Task details: Copy out the listing in full, exactly as written, but not its pictures.
>> start Raw data
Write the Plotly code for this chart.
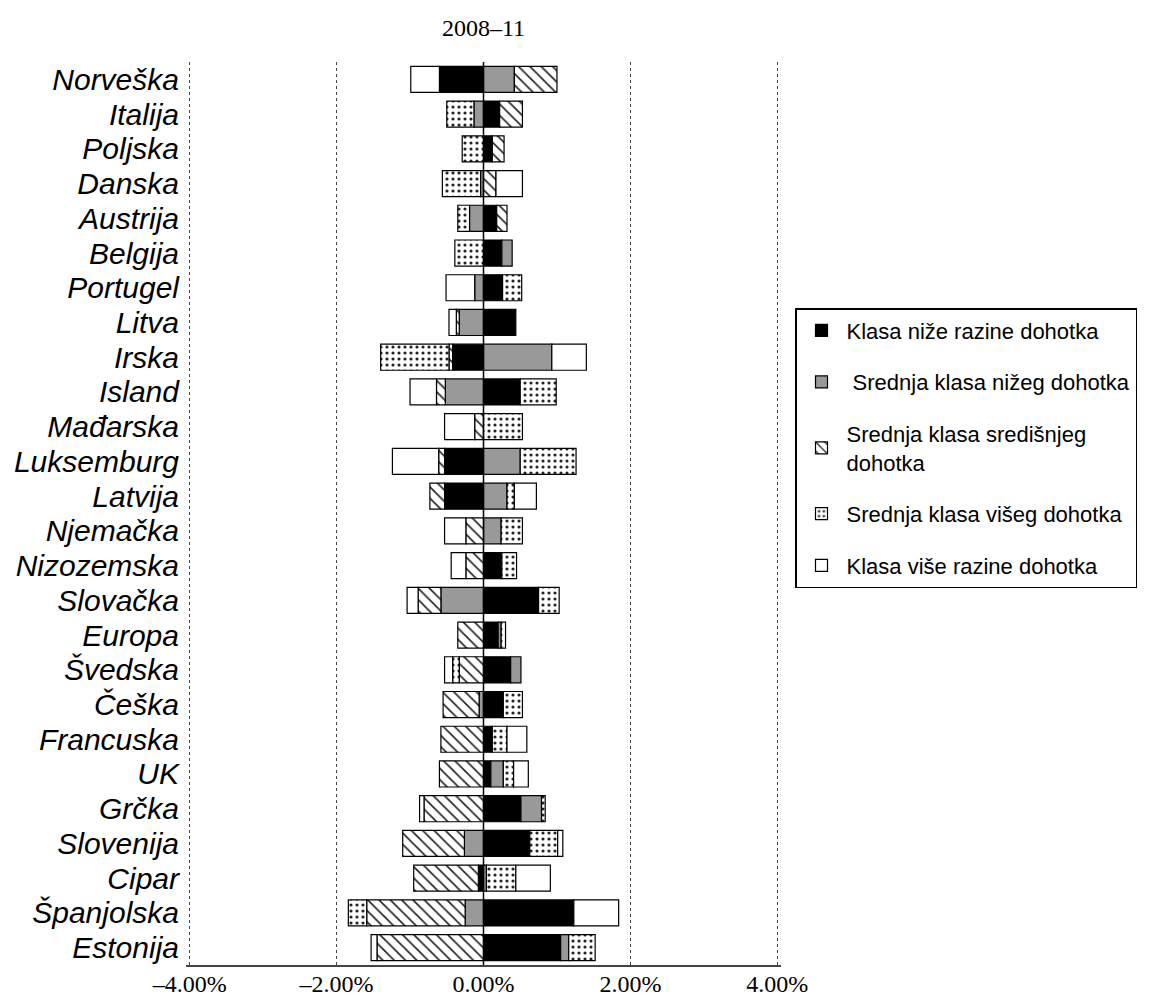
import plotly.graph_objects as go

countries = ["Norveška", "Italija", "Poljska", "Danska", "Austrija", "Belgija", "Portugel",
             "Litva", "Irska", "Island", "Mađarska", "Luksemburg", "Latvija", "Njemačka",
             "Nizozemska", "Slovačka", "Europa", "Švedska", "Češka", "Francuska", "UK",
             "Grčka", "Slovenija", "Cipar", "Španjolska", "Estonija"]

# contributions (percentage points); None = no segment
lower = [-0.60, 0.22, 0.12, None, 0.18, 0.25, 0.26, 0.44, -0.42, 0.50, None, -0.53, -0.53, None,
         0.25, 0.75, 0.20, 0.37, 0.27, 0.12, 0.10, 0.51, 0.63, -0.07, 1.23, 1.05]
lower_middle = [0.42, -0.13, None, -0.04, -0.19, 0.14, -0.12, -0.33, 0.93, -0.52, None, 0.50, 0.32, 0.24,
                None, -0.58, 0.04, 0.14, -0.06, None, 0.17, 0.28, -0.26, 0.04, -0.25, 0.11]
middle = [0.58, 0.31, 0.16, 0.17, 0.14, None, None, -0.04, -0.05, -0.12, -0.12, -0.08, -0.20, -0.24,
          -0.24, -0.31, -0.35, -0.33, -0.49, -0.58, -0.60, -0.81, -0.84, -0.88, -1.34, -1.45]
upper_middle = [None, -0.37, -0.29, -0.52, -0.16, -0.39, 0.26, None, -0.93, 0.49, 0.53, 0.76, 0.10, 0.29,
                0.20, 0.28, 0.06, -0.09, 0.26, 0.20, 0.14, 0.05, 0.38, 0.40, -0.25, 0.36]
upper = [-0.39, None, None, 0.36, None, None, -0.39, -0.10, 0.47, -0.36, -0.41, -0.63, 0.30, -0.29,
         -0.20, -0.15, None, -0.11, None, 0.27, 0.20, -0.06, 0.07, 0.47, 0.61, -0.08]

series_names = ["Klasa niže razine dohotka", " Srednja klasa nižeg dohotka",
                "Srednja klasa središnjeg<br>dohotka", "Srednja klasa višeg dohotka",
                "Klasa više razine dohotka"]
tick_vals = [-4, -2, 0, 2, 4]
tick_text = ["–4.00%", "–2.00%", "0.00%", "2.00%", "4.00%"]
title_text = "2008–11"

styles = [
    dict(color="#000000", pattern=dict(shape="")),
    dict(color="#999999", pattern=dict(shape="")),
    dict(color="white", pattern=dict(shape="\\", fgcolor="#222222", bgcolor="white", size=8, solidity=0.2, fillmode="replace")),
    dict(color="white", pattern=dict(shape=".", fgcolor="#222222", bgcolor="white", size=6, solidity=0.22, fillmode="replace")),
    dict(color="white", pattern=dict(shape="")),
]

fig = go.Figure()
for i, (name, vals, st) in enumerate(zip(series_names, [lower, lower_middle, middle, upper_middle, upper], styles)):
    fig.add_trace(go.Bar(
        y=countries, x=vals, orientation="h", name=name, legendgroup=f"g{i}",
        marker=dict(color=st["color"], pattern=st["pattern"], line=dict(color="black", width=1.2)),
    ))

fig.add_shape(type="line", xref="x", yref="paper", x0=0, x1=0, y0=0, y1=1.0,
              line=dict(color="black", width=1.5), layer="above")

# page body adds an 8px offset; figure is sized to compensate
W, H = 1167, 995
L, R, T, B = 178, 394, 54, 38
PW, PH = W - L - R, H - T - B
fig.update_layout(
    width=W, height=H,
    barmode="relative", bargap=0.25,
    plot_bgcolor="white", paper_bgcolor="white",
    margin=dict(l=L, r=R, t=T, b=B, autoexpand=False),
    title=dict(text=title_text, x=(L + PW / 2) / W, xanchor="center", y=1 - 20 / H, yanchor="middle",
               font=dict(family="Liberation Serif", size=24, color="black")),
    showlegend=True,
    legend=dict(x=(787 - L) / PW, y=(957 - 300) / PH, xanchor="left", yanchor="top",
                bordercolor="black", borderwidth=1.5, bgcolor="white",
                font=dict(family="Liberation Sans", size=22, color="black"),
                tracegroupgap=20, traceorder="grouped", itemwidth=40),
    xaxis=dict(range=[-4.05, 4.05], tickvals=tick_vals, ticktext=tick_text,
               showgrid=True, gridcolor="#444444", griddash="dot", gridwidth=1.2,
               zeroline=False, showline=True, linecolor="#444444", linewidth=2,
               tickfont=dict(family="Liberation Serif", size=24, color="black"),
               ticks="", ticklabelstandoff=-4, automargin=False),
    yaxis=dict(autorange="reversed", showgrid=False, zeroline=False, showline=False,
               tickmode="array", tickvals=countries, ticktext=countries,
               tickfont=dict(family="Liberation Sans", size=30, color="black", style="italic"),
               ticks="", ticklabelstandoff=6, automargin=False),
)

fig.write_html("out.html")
>> end Raw data
Solution for this problem:
Write the Plotly code for this chart.
import plotly.graph_objects as go

countries = ["Norveška", "Italija", "Poljska", "Danska", "Austrija", "Belgija", "Portugel",
             "Litva", "Irska", "Island", "Mađarska", "Luksemburg", "Latvija", "Njemačka",
             "Nizozemska", "Slovačka", "Europa", "Švedska", "Češka", "Francuska", "UK",
             "Grčka", "Slovenija", "Cipar", "Španjolska", "Estonija"]

# contributions (percentage points); None = no segment
lower = [-0.60, 0.22, 0.12, None, 0.18, 0.25, 0.26, 0.44, -0.42, 0.50, None, -0.53, -0.53, None,
         0.25, 0.75, 0.20, 0.37, 0.27, 0.12, 0.10, 0.51, 0.63, -0.07, 1.23, 1.05]
lower_middle = [0.42, -0.13, None, -0.04, -0.19, 0.14, -0.12, -0.33, 0.93, -0.52, None, 0.50, 0.32, 0.24,
                None, -0.58, 0.04, 0.14, -0.06, None, 0.17, 0.28, -0.26, 0.04, -0.25, 0.11]
middle = [0.58, 0.31, 0.16, 0.17, 0.14, None, None, -0.04, -0.05, -0.12, -0.12, -0.08, -0.20, -0.24,
          -0.24, -0.31, -0.35, -0.33, -0.49, -0.58, -0.60, -0.81, -0.84, -0.88, -1.34, -1.45]
upper_middle = [None, -0.37, -0.29, -0.52, -0.16, -0.39, 0.26, None, -0.93, 0.49, 0.53, 0.76, 0.10, 0.29,
                0.20, 0.28, 0.06, -0.09, 0.26, 0.20, 0.14, 0.05, 0.38, 0.40, -0.25, 0.36]
upper = [-0.39, None, None, 0.36, None, None, -0.39, -0.10, 0.47, -0.36, -0.41, -0.63, 0.30, -0.29,
         -0.20, -0.15, None, -0.11, None, 0.27, 0.20, -0.06, 0.07, 0.47, 0.61, -0.08]

series_names = ["Klasa niže razine dohotka", " Srednja klasa nižeg dohotka",
                "Srednja klasa središnjeg<br>dohotka", "Srednja klasa višeg dohotka",
                "Klasa više razine dohotka"]
tick_vals = [-4, -2, 0, 2, 4]
tick_text = ["–4.00%", "–2.00%", "0.00%", "2.00%", "4.00%"]
title_text = "2008–11"

styles = [
    dict(color="#000000", pattern=dict(shape="")),
    dict(color="#999999", pattern=dict(shape="")),
    dict(color="white", pattern=dict(shape="\\", fgcolor="#222222", bgcolor="white", size=8, solidity=0.2, fillmode="replace")),
    dict(color="white", pattern=dict(shape=".", fgcolor="#222222", bgcolor="white", size=6, solidity=0.22, fillmode="replace")),
    dict(color="white", pattern=dict(shape="")),
]

fig = go.Figure()
for i, (name, vals, st) in enumerate(zip(series_names, [lower, lower_middle, middle, upper_middle, upper], styles)):
    fig.add_trace(go.Bar(
        y=countries, x=vals, orientation="h", name=name, legendgroup=f"g{i}",
        marker=dict(color=st["color"], pattern=st["pattern"], line=dict(color="black", width=1.2)),
    ))

fig.add_shape(type="line", xref="x", yref="paper", x0=0, x1=0, y0=0, y1=1.0,
              line=dict(color="black", width=1.5), layer="above")

# page body adds an 8px offset; figure is sized to compensate
W, H = 1167, 995
L, R, T, B = 178, 394, 54, 38
PW, PH = W - L - R, H - T - B
fig.update_layout(
    width=W, height=H,
    barmode="relative", bargap=0.25,
    plot_bgcolor="white", paper_bgcolor="white",
    margin=dict(l=L, r=R, t=T, b=B, autoexpand=False),
    title=dict(text=title_text, x=(L + PW / 2) / W, xanchor="center", y=1 - 20 / H, yanchor="middle",
               font=dict(family="Liberation Serif", size=24, color="black")),
    showlegend=True,
    legend=dict(x=(787 - L) / PW, y=(957 - 300) / PH, xanchor="left", yanchor="top",
                bordercolor="black", borderwidth=1.5, bgcolor="white",
                font=dict(family="Liberation Sans", size=22, color="black"),
                tracegroupgap=20, traceorder="grouped", itemwidth=40),
    xaxis=dict(range=[-4.05, 4.05], tickvals=tick_vals, ticktext=tick_text,
               showgrid=True, gridcolor="#444444", griddash="dot", gridwidth=1.2,
               zeroline=False, showline=True, linecolor="#444444", linewidth=2,
               tickfont=dict(family="Liberation Serif", size=24, color="black"),
               ticks="", ticklabelstandoff=-4, automargin=False),
    yaxis=dict(autorange="reversed", showgrid=False, zeroline=False, showline=False,
               tickmode="array", tickvals=countries, ticktext=countries,
               tickfont=dict(family="Liberation Sans", size=30, color="black", style="italic"),
               ticks="", ticklabelstandoff=6, automargin=False),
)

fig.write_html("out.html")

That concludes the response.